Let's say there is a deck of 40 cards with 4 aces (just take any 12 non-ace cards of a regular deck for instance)
We deal three cards for each player (so 40-12=24 remain undealt) what is the probability of exactly each player having one ace?
I was thinking that a player has $\frac{4}{40}$ chance of having one ace on the 1st card then the second player has $\frac{3}{39}$ and so on, totalizing $\frac{4!}{39! - 35!}$, but this doesn't work because I just calculated the possibility of each player getting an ace on the 1st card dealt. It could also be that player 1 gets not an ace on the first card dealt but an ace on the second (remember that each player gets 3 cards)
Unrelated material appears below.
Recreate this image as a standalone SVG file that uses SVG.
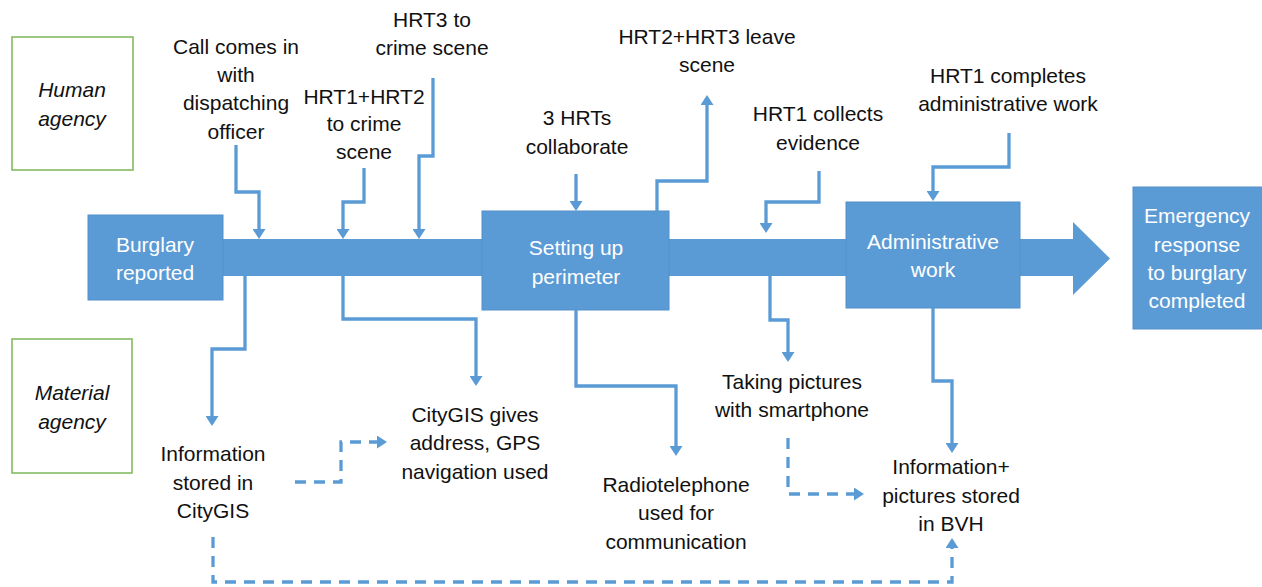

So should I take into account the way the cards are dealt as well? Because for instance concerning the 1st two cards: say the first is an ace for player 1 $\frac{4}{40}$ then the chance of the second being an ace for player 2 is $\frac{3}{39}$. But if the player 1 first card was not an ace, that probability is changed to $\frac{4}{39}$, since there are still 4 aces left on the deck... How could I take all the possibilities in consideration then? Sounds like a pretty boring task since there are $12 \choose 2$ possible configurations, considering the ways the 12 cards are deal to each player... Is there a better way to compute this probability?